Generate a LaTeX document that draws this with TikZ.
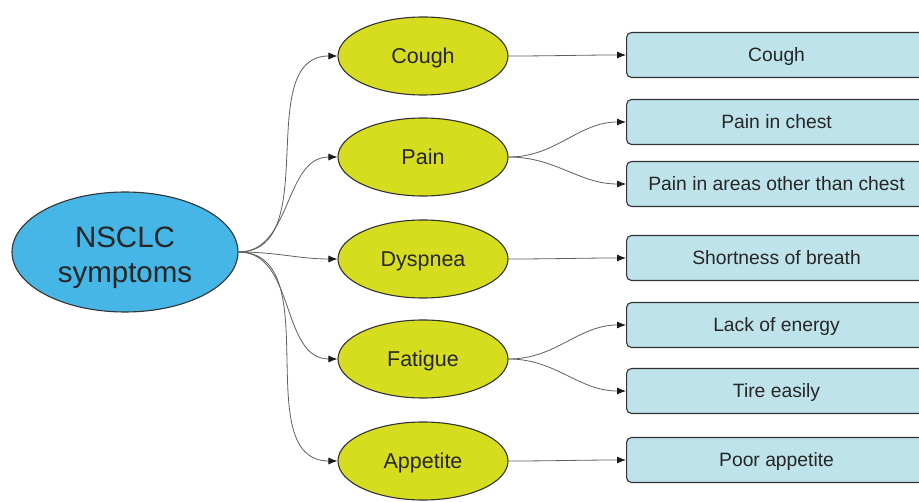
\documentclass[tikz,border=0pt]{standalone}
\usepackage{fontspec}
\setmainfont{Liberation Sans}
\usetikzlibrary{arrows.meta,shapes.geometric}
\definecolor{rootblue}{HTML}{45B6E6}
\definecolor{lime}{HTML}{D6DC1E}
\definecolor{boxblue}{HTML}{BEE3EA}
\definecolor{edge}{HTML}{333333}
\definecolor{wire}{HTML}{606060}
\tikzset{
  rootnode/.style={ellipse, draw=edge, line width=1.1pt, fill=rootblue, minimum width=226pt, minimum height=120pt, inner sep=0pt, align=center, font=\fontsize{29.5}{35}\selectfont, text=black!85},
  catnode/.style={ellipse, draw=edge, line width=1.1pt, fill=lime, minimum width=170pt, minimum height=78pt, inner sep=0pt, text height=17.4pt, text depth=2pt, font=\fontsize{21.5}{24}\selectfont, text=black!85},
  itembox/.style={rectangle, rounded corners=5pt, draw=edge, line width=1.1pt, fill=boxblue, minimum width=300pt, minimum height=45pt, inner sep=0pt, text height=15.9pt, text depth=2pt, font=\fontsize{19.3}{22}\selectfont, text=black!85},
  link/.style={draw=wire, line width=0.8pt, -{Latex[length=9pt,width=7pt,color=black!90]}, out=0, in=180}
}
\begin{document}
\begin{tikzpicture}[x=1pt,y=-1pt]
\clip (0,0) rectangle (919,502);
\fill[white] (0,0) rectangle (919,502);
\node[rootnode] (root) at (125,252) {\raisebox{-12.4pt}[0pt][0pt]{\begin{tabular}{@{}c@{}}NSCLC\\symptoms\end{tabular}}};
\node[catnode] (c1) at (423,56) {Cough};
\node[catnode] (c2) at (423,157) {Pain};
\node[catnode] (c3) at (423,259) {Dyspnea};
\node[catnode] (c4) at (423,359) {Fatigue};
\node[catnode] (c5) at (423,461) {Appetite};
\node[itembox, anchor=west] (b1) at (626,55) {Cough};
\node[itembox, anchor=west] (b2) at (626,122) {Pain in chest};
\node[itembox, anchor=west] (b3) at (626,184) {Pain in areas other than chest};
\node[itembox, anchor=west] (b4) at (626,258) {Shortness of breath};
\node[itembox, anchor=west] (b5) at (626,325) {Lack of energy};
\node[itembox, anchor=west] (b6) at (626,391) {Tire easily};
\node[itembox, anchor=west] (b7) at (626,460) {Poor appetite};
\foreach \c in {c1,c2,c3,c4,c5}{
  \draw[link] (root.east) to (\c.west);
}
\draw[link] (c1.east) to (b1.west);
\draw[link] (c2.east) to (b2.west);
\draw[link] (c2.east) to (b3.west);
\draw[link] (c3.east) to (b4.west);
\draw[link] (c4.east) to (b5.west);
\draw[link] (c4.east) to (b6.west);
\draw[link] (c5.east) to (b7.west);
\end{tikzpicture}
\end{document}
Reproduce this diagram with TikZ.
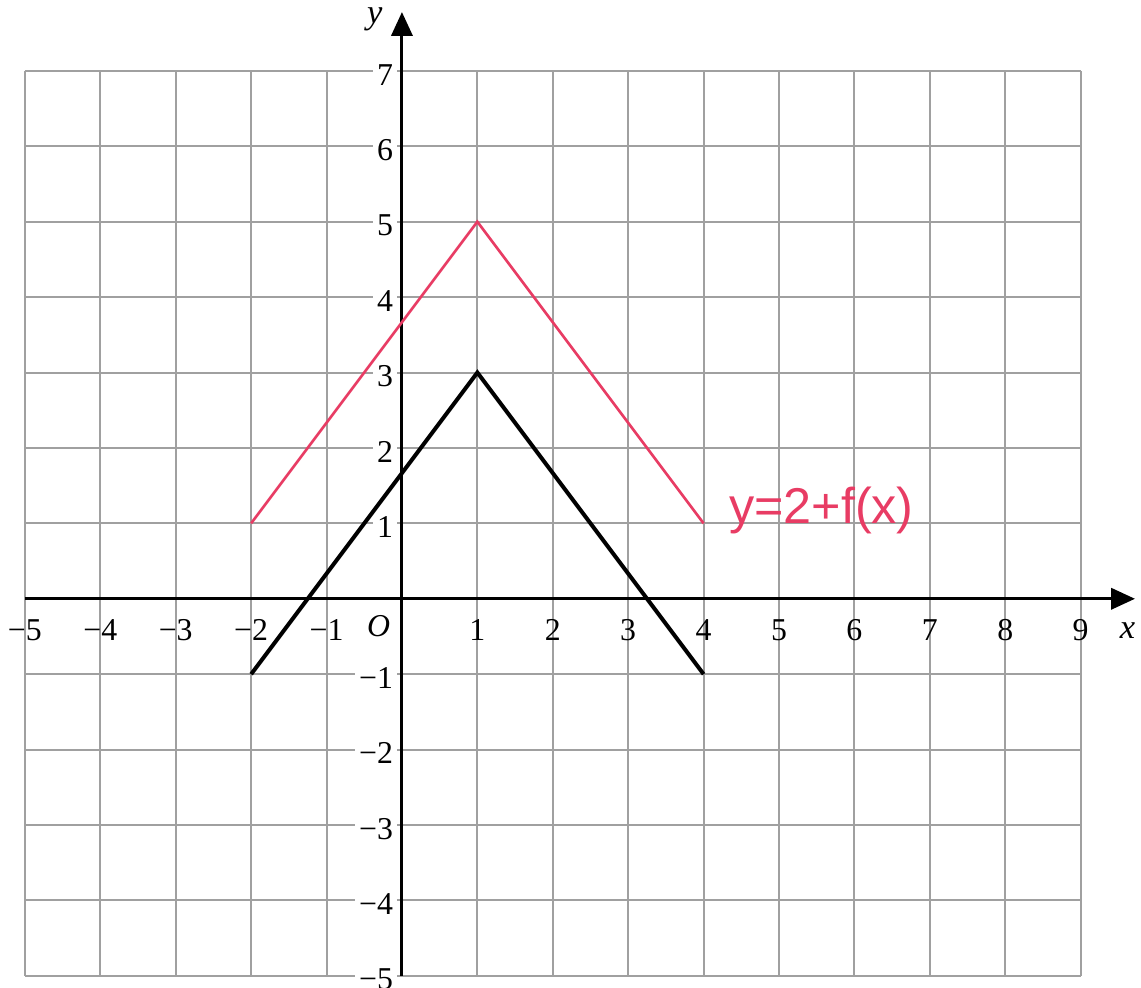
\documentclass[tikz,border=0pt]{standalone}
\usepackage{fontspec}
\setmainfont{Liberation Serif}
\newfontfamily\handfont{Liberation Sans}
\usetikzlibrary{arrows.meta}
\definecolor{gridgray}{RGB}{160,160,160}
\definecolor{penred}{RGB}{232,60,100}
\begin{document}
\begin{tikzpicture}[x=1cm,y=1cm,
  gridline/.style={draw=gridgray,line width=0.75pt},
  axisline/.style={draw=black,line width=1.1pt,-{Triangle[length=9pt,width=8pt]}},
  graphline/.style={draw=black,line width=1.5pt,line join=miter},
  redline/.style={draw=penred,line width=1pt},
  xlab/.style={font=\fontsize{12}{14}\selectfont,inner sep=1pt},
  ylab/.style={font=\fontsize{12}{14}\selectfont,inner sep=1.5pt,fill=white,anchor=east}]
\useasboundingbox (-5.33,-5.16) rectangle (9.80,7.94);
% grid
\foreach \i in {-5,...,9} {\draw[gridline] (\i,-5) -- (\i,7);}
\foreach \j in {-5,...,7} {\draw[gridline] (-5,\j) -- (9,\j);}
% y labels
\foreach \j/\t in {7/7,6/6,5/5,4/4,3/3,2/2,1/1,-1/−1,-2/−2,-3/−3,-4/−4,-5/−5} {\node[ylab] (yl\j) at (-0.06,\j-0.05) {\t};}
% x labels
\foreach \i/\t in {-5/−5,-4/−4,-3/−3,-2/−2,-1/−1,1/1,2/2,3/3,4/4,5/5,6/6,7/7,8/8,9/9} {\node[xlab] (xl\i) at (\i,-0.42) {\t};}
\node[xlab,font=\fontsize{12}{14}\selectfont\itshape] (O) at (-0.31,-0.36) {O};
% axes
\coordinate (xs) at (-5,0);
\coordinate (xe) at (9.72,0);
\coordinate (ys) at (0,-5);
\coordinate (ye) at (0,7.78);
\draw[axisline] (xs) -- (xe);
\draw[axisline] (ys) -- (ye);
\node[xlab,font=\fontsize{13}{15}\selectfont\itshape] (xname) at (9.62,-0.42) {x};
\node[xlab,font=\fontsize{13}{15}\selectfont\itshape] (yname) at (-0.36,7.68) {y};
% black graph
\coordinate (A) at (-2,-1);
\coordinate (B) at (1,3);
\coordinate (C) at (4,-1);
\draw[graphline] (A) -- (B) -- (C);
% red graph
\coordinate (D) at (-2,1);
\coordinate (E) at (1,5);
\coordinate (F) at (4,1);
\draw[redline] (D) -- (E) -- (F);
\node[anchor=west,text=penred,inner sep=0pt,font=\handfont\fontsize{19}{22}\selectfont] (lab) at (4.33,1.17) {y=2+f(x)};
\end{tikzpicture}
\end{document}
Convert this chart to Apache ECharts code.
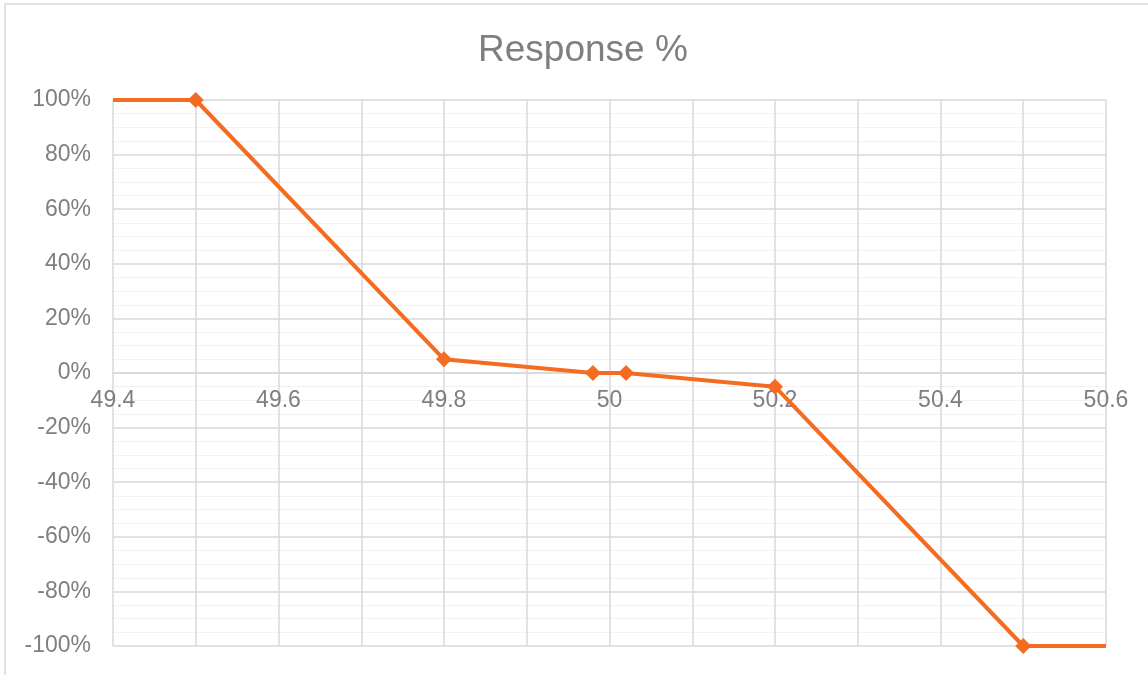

━━━━━━━━━━━━━━━━━━━━━━━━━━━━━━

### Written problem:
Note how many lines of the material contain the string "with". Then report that number by itself.

### Worked answer:
2